Radar on for possible defaults

DESTINATION management companies (DMC) are cautioned to be extra-vigilant about potential defaults amid the current economic crisis in the eurozone.

The warning came from a DMC who related its story to the Daily, on the condition of anonymity, about how a tsunami of crises since 9/11 had left it with a total of half a million dollars of outstandings from no fewer than 10 companies with which it had good relations.

One of the companies, which declared bankruptcy, has set up a new one and is represented at this show, according to the DMC.

“I think we should be a bit more aware that business models have changed, the world has changed after the tsunami of crises we all had since 9/11, and we’re uncertain yet what would happen,” said the DMC.

“If countries and banks can go under, don’t assume that whoever you are working with cannot.”

DMCs interviewed by the Daily agreed there was a need to exercise extra caution in current times. Ken Chang, vice president of Associated Tours Hong Kong, said: “Things are too beyond our control and the debt-crisis is of a magnitude we’ve never seen, that even the people you deal with for so many years can be susceptible.

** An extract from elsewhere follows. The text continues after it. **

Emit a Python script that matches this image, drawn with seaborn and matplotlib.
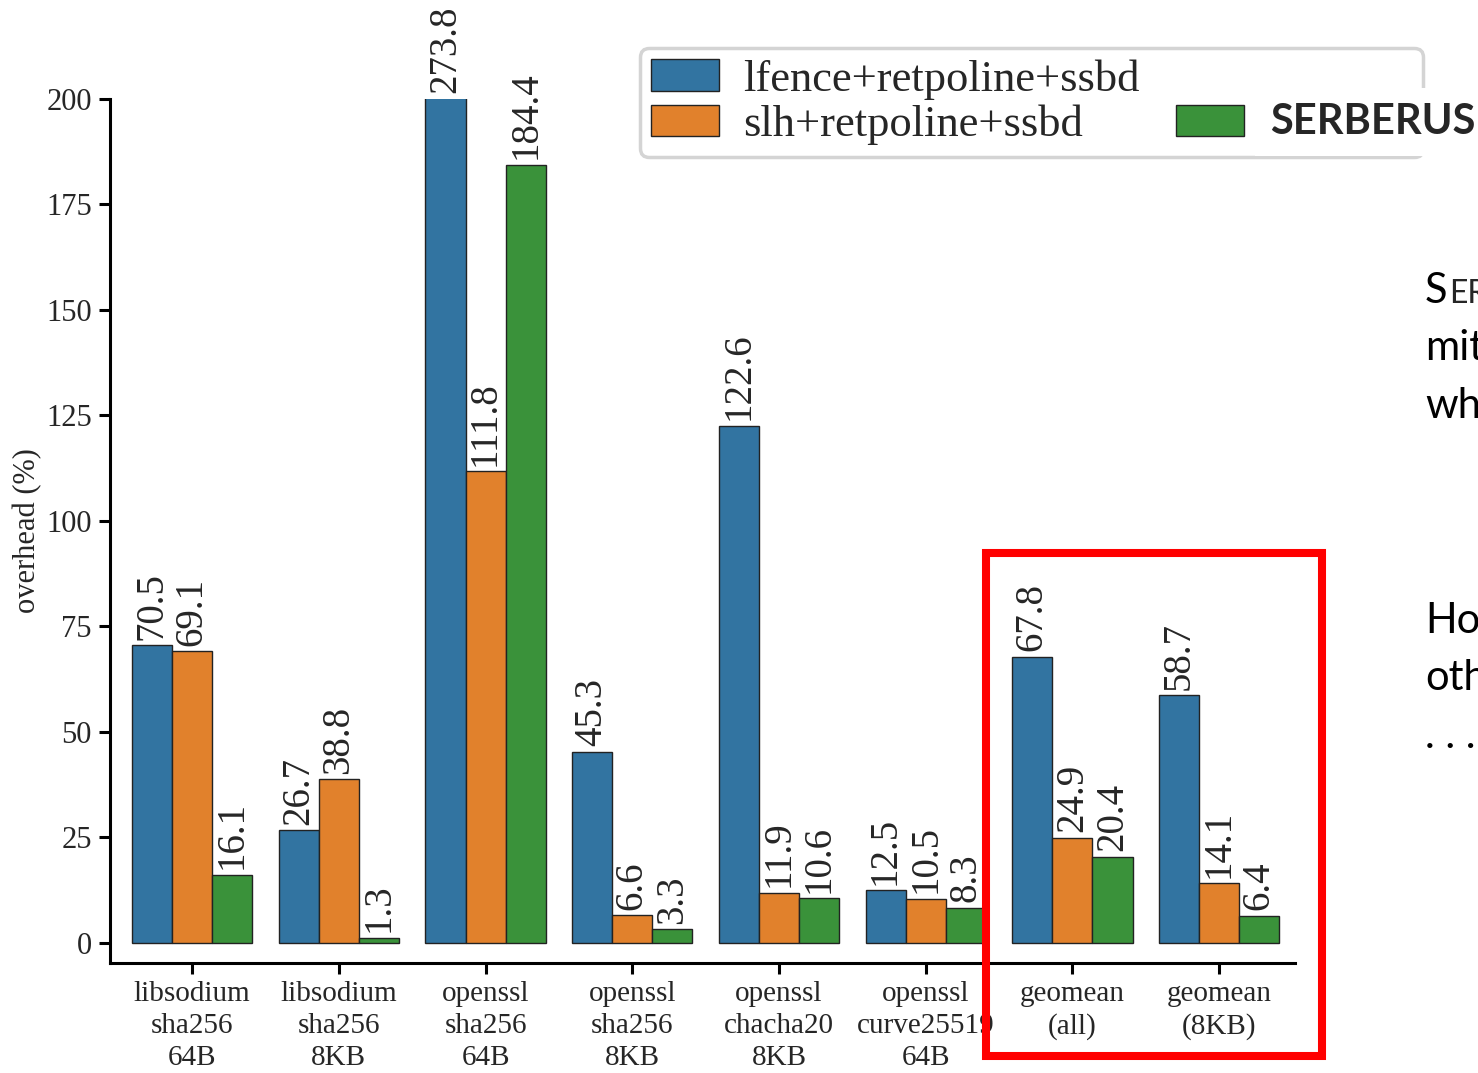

“Since 2008, we’ve applied caution to American companies – in our whole working life of 33 years, we never saw great names such as Goldman Sachs going under – now the radar should be on Europe.”

David Barrett, speaking in his capacity as a former DMC, had this advice: “Do not extend credit for MICE because 80 per cent of the time, the business is a one-time wonder and you don’t have an extended relationship with the end-user.

“The large DMCs are vigilant, but the new kids on the block that have come onto the market and grown in the past few years are less vigilant because they have less experience and perhaps they want to chase after the next piece of business. We are in such a fast-paced business now that people are just chasing one business after the next and are not looking after the bottomline.”

Barrett said he learnt from a lesson in 1996 when the company he was with then had allowed a dealers incentive to Thailand to run on full credit and was left with an outstanding of US$48,000. “The amount of stress it put on the team and I – you lose focus on other priorities because you were chasing after a business (debt collection) you had already delivered,” he recalled.

A veteran DMC in Thailand, Chaladol Ussamarn, president & CEO of CBS Travel Asia, said: “The economic crisis in Europe is a big problem. Only Asia is booming. We have to be careful and we must insist on prepayment before arrival.”

Another veteran, Dennis Law, managing director of Star Holiday Mart based in Singapore, said: “The risk is greater for those who handle leisure FIT and groups, than MICE. Because one event can cost a fortune – I just did one in Indonesia which cost half a million dollars – 90 per cent of DMCs would ask for a prepayment.

“I’m more concerned about slow paymasters than defaulters now, as I anticipate the economic crisis to result in payments being slower.”